= Khalkhin-Gol =

Board wargame published in 1973

Khalkhin-Gol, subtitled "Tactical Game of the Soviet Japanese War", is a board game published by Simulations Design Corporation (SDC) in 1973 that simulates the decisive battle between Soviet and Japanese forces in 1939.

==Background==
In 1938, Japanese forces that had occupied Manchuria tried to expand into Mongolia, which was allied with the Soviet Union, leading to the Soviet–Japanese War. There were a number of skirmishes near the Khalkin Gol River before the Soviets attacked in force near Nomonhan on 20 August 1939.

==Contents==
Khalkhin-Gol is a two-player regimental level game in which the battle from the Soviet-Japanese war is depicted, on the sandy plains and marshes of Mongolia, featuring infantry armies with some tanks, cavalry and artillery. With a 17" x 36" map and only 100 counters, the game is relatively simple, using a standard "I Go, You Go" system of alternating turns.

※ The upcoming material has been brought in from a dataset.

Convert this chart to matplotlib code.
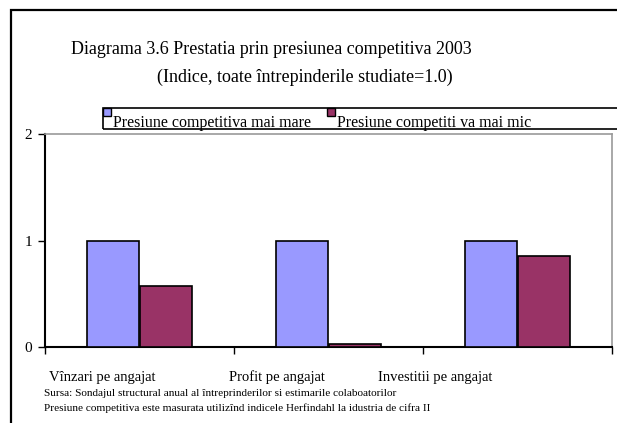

There is only one scenario that is twelve turns long.

==Publication history==
In 1973, Dana Lombardy and M.A. Ramsay designed Khalkin-Gol, and it was published as a pull-out game in Issue #5 (June 1973) of SDC's house magazine Conflict. SDC also published it as their fifth "pouch game" (packaged in a ziplock bag).

==Reception==
In a 1976 poll conducted by SPI to determine the most popular wargames in North America, Khalkin-Gol was rated a very poor 159th out of 202 games.

In the 1977 book The Comprehensive Guide to Board Wargaming, Nicholas Palmer described the game as a "Simple system with considerable realism" and described the depicted scenario as "A tough battle - including infantry leaping onto tanks to destroy them!"

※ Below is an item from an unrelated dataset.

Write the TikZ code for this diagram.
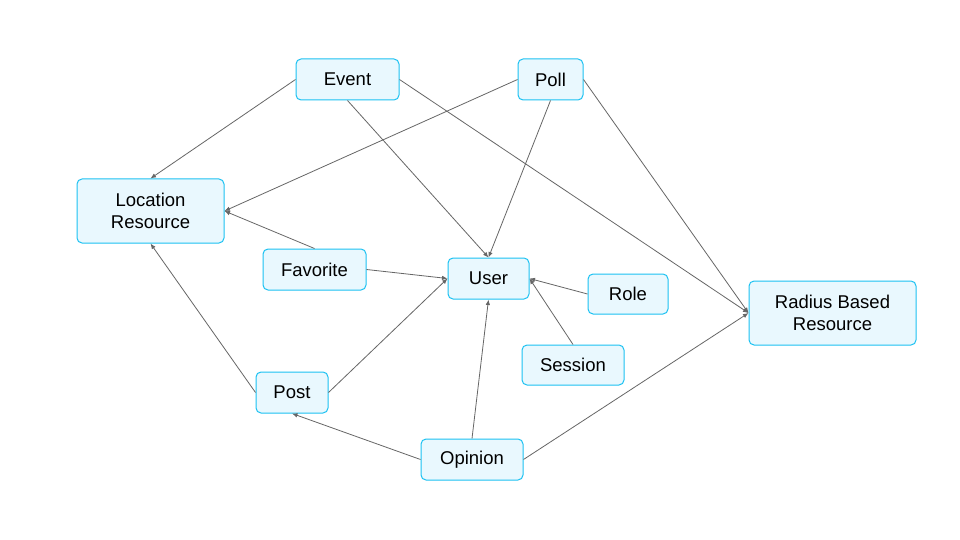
\documentclass[tikz,border=0pt]{standalone}
\usepackage{fontspec}
\setmainfont{Liberation Sans}
\usetikzlibrary{arrows.meta}
\definecolor{boxfill}{HTML}{E9F8FE}
\definecolor{boxline}{HTML}{1CC2F2}
\definecolor{edgec}{HTML}{666666}
\begin{document}
\begin{tikzpicture}[x=1pt,y=-1pt,
  entity/.style={rectangle, rounded corners=5pt, draw=boxline, fill=boxfill, line width=1pt,
    inner sep=0pt, align=center, minimum height=41pt,
    font=\fontsize{18.5pt}{22pt}\selectfont, text=black},
  big/.style={minimum height=64pt},
  link/.style={draw=edgec, line width=0.8pt, -{Latex[length=5.5pt,width=4.5pt]}}]
\path[use as bounding box, fill=white] (0,0) rectangle (960,540);
\node[entity, minimum width=103pt] (event) at (347.5,79.5) {Event};
\node[entity, minimum width=65pt] (poll) at (550.5,79.5) {Poll};
\node[entity, big, minimum width=147pt] (loc) at (150.5,211) {Location\\Resource};
\node[entity, minimum width=103pt] (fav) at (314.5,269.5) {Favorite};
\node[entity, minimum width=81pt] (user) at (488.5,278.5) {User};
\node[entity, minimum width=80pt, minimum height=40pt] (role) at (628,294) {Role};
\node[entity, big, minimum width=167pt] (radius) at (832.5,313) {Radius Based\\Resource};
\node[entity, minimum width=102pt, minimum height=40pt] (session) at (573,365) {Session};
\node[entity, minimum width=72pt] (post) at (292,392.5) {Post};
\node[entity, minimum width=102pt] (opinion) at (472,459.5) {Opinion};
\draw[link] (event.west) -- (loc.north);
\draw[link] (poll.west) -- (loc.east);
\draw[link] (fav.north) -- (loc.east);
\draw[link] (post.west) -- (loc.south);
\draw[link] (event.south) -- (user.north);
\draw[link] (poll.south) -- (user.north);
\draw[link] (fav.east) -- (user.west);
\draw[link] (post.east) -- (user.west);
\draw[link] (opinion.north) -- (user.south);
\draw[link] (role.west) -- (user.east);
\draw[link] (session.north) -- (user.east);
\draw[link] (event.east) -- (radius.west);
\draw[link] (poll.east) -- (radius.west);
\draw[link] (opinion.east) -- (radius.west);
\draw[link] (opinion.west) -- (post.south);
\end{tikzpicture}
\end{document}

In Issue 15 of the UK wargaming magazine Phoenix, Ron Levell called the counters "disappointing", saying "to call the counters square would be flattering. No two are exactly alike." He thought the Combat Result Table was particularly "bloody" and predicted that "only a dozen units [will be] on the map by the end of the game." Levell also found the victory conditions favored the Japanese player, commenting that "A certain amount of fiddling is required to balance the game." He thought that it was "A challenging game with unusual rules and excellent for the beginner to desert warfare, although experienced players may feel the whole situation is artificial." However, he concluded on a negative note, saying, "unless you are a fanatic on minor engagements in Mongolia (like myself), it is not worth buying [...] unless you are prepared to go to great lengths modifying the rules."

In a retrospective review in Issue 5 of Simulacrum, Brian Train commented "Both sides race around each other's flanks in an effort to destroy enemy units and get to the other side of the Halha River. The speedy units, open flanks and simple victory conditions make for a game that plays in well under two hours."